— BEGIN —
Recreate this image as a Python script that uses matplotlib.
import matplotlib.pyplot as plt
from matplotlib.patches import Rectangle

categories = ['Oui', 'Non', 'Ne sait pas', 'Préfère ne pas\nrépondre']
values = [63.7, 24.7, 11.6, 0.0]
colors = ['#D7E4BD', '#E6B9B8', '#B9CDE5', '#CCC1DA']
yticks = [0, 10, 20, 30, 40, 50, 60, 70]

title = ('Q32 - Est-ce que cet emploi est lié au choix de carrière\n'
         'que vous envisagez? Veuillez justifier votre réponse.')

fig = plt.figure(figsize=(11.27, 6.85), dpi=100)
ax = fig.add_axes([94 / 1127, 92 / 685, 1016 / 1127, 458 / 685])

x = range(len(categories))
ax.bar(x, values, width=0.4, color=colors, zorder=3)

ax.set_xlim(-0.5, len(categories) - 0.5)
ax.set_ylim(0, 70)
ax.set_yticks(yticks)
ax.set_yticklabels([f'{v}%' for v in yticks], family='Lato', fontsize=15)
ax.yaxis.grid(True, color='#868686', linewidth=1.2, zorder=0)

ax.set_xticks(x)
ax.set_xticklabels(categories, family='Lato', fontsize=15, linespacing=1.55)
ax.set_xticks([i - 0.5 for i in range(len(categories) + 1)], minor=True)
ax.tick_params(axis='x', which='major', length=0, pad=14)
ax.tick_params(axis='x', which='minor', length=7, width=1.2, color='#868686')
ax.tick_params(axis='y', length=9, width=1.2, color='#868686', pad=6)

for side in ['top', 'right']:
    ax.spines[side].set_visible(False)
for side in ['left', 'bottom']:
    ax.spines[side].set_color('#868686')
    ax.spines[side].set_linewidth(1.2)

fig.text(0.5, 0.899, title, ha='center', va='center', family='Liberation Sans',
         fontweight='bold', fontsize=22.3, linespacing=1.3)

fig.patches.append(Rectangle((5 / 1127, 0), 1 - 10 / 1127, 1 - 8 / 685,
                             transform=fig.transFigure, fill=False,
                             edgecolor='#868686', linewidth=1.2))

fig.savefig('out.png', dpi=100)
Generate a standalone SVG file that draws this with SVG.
— END —
— BEGIN —
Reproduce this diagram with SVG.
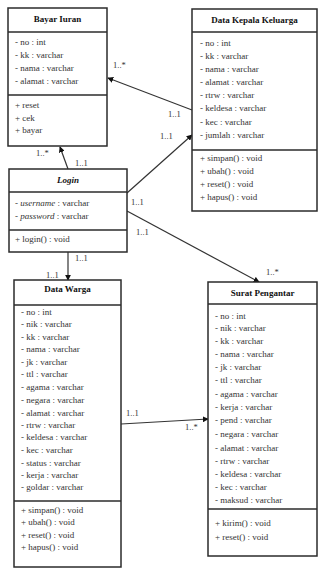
— END —
— BEGIN —
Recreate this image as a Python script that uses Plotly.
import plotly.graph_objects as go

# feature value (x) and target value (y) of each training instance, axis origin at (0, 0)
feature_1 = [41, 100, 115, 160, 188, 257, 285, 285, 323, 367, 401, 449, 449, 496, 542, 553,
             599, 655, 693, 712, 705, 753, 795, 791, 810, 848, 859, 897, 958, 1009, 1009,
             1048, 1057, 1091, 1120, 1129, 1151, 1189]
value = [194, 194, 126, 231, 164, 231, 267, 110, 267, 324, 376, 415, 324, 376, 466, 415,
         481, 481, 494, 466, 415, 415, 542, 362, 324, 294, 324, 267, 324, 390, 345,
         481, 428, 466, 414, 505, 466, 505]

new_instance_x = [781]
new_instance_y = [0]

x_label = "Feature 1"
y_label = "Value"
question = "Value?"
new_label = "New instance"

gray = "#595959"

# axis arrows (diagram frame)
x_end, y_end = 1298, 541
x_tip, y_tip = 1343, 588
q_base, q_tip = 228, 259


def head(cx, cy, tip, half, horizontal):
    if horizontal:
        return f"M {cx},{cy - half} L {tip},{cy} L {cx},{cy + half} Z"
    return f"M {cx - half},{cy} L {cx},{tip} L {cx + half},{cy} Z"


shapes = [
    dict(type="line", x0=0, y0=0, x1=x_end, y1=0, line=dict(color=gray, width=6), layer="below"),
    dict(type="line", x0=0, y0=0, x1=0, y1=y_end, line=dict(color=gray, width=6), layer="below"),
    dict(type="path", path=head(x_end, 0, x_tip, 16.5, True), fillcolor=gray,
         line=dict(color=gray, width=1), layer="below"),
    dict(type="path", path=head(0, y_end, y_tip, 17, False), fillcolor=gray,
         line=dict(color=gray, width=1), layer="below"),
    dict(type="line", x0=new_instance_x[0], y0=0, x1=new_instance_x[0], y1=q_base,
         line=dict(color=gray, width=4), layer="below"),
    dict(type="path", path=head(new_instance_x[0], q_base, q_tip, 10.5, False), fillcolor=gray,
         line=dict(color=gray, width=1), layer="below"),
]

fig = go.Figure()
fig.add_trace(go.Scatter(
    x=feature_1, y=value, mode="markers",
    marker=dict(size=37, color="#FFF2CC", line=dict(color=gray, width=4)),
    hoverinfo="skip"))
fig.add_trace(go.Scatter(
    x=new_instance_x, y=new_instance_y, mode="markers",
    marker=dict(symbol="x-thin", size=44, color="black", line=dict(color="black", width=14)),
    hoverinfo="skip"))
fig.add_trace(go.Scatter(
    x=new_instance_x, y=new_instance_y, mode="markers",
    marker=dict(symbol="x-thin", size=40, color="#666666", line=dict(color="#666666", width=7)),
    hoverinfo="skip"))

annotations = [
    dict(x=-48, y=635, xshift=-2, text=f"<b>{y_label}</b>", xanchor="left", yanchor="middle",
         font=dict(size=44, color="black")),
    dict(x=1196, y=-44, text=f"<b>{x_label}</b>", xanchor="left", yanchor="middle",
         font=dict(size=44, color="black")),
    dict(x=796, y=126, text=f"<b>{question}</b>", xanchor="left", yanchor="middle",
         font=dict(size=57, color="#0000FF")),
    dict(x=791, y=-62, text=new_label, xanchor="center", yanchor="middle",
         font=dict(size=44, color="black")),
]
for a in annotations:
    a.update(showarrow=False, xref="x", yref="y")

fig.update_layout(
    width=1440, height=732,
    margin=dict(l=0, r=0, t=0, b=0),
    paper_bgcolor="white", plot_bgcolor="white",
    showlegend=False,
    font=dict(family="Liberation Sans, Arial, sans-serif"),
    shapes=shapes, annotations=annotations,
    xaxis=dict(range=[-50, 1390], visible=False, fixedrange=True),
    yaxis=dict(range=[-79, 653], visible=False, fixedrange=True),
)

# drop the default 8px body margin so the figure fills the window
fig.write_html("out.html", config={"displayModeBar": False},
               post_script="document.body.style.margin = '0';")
— END —
▶ _Exercise task_: Output exactly one stretch of the listing: from the line containing "Recreate this image as a Python script that uses Plotly." through the line containing "import plotly.graph_objects as go", both end lines included.

▶ _Right answer_:
Recreate this image as a Python script that uses Plotly.
import plotly.graph_objects as go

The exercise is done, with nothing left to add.